Job Market Paper


Employment Persistence from the Increased Pensionable Age: Evidence from Japan

with Saisawat Samutpradit (University of Osaka)
Abstract   [Latest draft]

This paper examines the impact of raising the pension eligibility age on retirement decisions. Using Japanese municipality tax records, we show that increasing the eligibility age for Earnings-Related Benefits (ERB) from 60 to 61 raised employment by 4–6 percentage points, with effects persisting beyond age 61 – a novel finding in this literature. We find no evidence that this employment persistence reflects attempts to offset pension income losses. Instead, it reflects behavioral responses combined with institutional features of the Japanese labor market, where workers generally re-sign contracts at age 60 and firms offer re-employment until 65, often under altered conditions. Heterogeneity by pre-60 income reveals distinct mechanisms. Lower earners typically stayed with their employers, accepting the re-employment contracts, while higher earners were more likely to remain employed in a lower earning jobs after age 60, suggesting experimentation from new employment arrangements. Overall, firm practices and labor market institutions jointly shape responses to pension reforms.

Work in Progress


Old-age Pension Earnings Test and Labor Supply of Elderly Men: Evidence from Residential Tax Records in Japan

with Ayako Kondo (University of Tokyo), Saisawat Samutpradit (University of Osaka)
Abstract   [Draft upon request]

This paper examines the effects of Japan’s old-age pension earnings test on the labor supply of elderly men, who were eligible for pension between ages 61 and 63, and were subject to the earnings test until age 65. Using administrative residential tax records from 25 municipalities, we analyze how individuals adjusted earnings in response to the kink points created by the earnings test and how work incentives changed following its removal. We document clear bunching at the first kink point, indicating strong behavioral responses to the implicit tax on earnings. Notably, this bunching persisted even after the earnings test was lifted at age 65, suggesting frictions in post-retirement earnings adjustment.
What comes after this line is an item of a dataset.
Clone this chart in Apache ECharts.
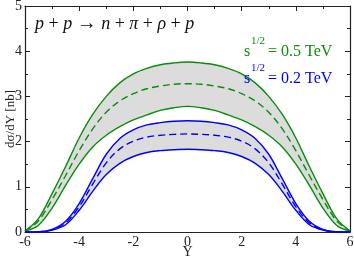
<!DOCTYPE html>
<html><head><meta charset="utf-8">
<script src="https://cdn.jsdelivr.net/npm/echarts@6/dist/echarts.min.js"></script>
<style>html,body{margin:0;padding:0;background:#fff}#c{width:354px;height:259px}</style>
</head><body><div id="c"></div>
<script>
var rapidity = [-6,-5.5,-5,-4.5,-4,-3.5,-3,-2.5,-2,-1.5,-1,-0.5,0,0.5,1,1.5,2,2.5,3,3.5,4,4.5,5,5.5,6];
// sqrt(s) = 0.5 TeV
var g05Upper = [0.02,0.3,0.85,1.45,2.08,2.6,3.0,3.3,3.5,3.62,3.7,3.74,3.76,3.74,3.7,3.62,3.5,3.3,3.0,2.6,2.08,1.45,0.85,0.3,0.02];
var g05Mid   = [0.02,0.25,0.72,1.25,1.8,2.28,2.65,2.9,3.06,3.17,3.23,3.27,3.28,3.27,3.23,3.17,3.06,2.9,2.65,2.28,1.8,1.25,0.72,0.25,0.02];
var g05Lower = [0.02,0.15,0.53,1.03,1.5,1.88,2.14,2.33,2.48,2.59,2.69,2.75,2.78,2.75,2.69,2.59,2.48,2.33,2.14,1.88,1.5,1.03,0.53,0.15,0.02];
// sqrt(s) = 0.2 TeV
var b02Upper = [0,0.005,0.06,0.24,0.63,1.18,1.72,2.07,2.26,2.37,2.42,2.45,2.46,2.45,2.42,2.37,2.26,2.07,1.72,1.18,0.63,0.24,0.06,0.005,0];
var b02Mid   = [0,0.004,0.05,0.2,0.56,1.06,1.53,1.84,2.01,2.1,2.14,2.16,2.17,2.16,2.14,2.1,2.01,1.84,1.53,1.06,0.56,0.2,0.05,0.004,0];
var b02Lower = [0,0.003,0.04,0.16,0.48,0.9,1.27,1.52,1.67,1.76,1.8,1.82,1.83,1.82,1.8,1.76,1.67,1.52,1.27,0.9,0.48,0.16,0.04,0.003,0];

var GREEN = '#0a8c0a', BLUE = '#0000ff', FILL = '#dcdcdc';
var FONT = '"Liberation Serif", "Times New Roman", serif';
var SMOOTH = 0.35;

function pairs(ys){ return rapidity.map(function(x,i){ return [x, ys[i]]; }); }

function area(name, ys, color){
  return {name:name, type:'line', data:pairs(ys), symbol:'none', smooth:SMOOTH,
    lineStyle:{opacity:0}, areaStyle:{color:color, opacity:1}, silent:true, z:1};
}
function line(name, ys, color, dashed){
  return {name:name, type:'line', data:pairs(ys), symbol:'none', smooth:SMOOTH, z:3,
    lineStyle:{color:color, width:1.4, type: dashed ? [7,4] : 'solid'}};
}

var axisCommon = {
  axisLine:{onZero:false, lineStyle:{color:'#222', width:1.2}},
  axisTick:{inside:true, length:5, lineStyle:{color:'#222'}},
  minorTick:{show:true, splitNumber:2, length:3, lineStyle:{color:'#222'}},
  splitLine:{show:false}
};

var chart = echarts.init(document.getElementById('c'), null, {renderer:'canvas'});
chart.setOption({
  animation:false,
  backgroundColor:'#fff',
  grid:{left:25, right:4, top:6, bottom:27, containLabel:false, outerBoundsMode:'none'},
  xAxis:[
    Object.assign({type:'value', min:-6, max:6, interval:2, position:'bottom',
      name:'Y', nameLocation:'middle', nameGap:13, nameMoveOverlap:false,
      nameTextStyle:{fontFamily:FONT, fontSize:14, color:'#222'},
      axisLabel:{fontFamily:FONT, fontSize:14, color:'#222', margin:3}}, axisCommon),
    Object.assign({type:'value', min:-6, max:6, interval:2, position:'top',
      axisLabel:{show:false}}, axisCommon)
  ],
  yAxis:[
    Object.assign({type:'value', min:0, max:5, interval:1, position:'left',
      name:'dσ/dY [nb]', nameLocation:'middle', nameGap:8, nameRotate:90, nameMoveOverlap:false,
      nameTextStyle:{fontFamily:FONT, fontSize:13, color:'#222'},
      axisLabel:{fontFamily:FONT, fontSize:14, color:'#222', margin:3}}, axisCommon),
    Object.assign({type:'value', min:0, max:5, interval:1, position:'right',
      axisLabel:{show:false}}, axisCommon)
  ],
  series:[
    area('g05UpperFill', g05Upper, FILL),
    area('g05LowerMask', g05Lower, '#ffffff'),
    area('b02UpperFill', b02Upper, FILL),
    area('b02LowerMask', b02Lower, '#ffffff'),
    line('g05Upper', g05Upper, GREEN, false),
    line('g05Mid', g05Mid, GREEN, true),
    line('g05Lower', g05Lower, GREEN, false),
    line('b02Upper', b02Upper, BLUE, false),
    line('b02Mid', b02Mid, BLUE, true),
    line('b02Lower', b02Lower, BLUE, false)
  ],
  graphic:[
    {type:'text', left:35, top:14, z:100, style:{
      text:'{i|p} + {i|p} {a|→} {i|n} + {i|π} + {i|ρ} + {i|p}',
      rich:{i:{fontStyle:'italic', fontFamily:FONT, fontSize:18, fill:'#111'},
            a:{fontFamily:FONT, fontSize:20, fill:'#111'}},
      font:'18px ' + FONT, fill:'#111'}},
    {type:'text', x:244, y:44, z:100, style:{text:'s', font:'16px '+FONT, fill:GREEN, textVerticalAlign:'alphabetic'}},
    {type:'text', x:251, y:36, z:100, style:{text:'1/2', font:'11px '+FONT, fill:GREEN, textVerticalAlign:'alphabetic'}},
    {type:'text', x:268, y:44, z:100, style:{text:'= 0.5 TeV', font:'16px '+FONT, fill:GREEN, textVerticalAlign:'alphabetic'}},
    {type:'text', x:244, y:71, z:100, style:{text:'s', font:'16px '+FONT, fill:BLUE, textVerticalAlign:'alphabetic'}},
    {type:'text', x:251, y:63, z:100, style:{text:'1/2', font:'11px '+FONT, fill:BLUE, textVerticalAlign:'alphabetic'}},
    {type:'text', x:268, y:71, z:100, style:{text:'= 0.2 TeV', font:'16px '+FONT, fill:BLUE, textVerticalAlign:'alphabetic'}}
  ]
});
</script></body></html>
The response is weaker among younger cohorts—who were subject to the test for shorter durations—and stronger among individuals with lower pension benefits, who faced less binding constraints. Overall, our results show that the earnings test substantially distorted labor supply at the intensive margin, but these distortions attenuate when thresholds become more generous.

Labor Market Outcomes of Older Workers across the Business Cycle

with Hyejin Ku (University College London)
Abstract   [Draft upon request]

Using a mandatory retirement policy in China, which requires female workers to leave their current job at age 50, and the provincial unemployment rate at the time of retirement, we examine the labor market outcomes of young retirees over the business cycle. We find that the costs of retiring in a weak labor market are substantial. Women who reach the statutory retirement age during periods of above-median unemployment are 8 percentage points (or about 13 percent) less likely to work between the ages of 50 and 58. Women with higher net family assets are relatively more sensitive to high unemployment at the statutory retirement age. Although consumption does not fall significantly, affected women’s households reduce spending on other items such as transfers.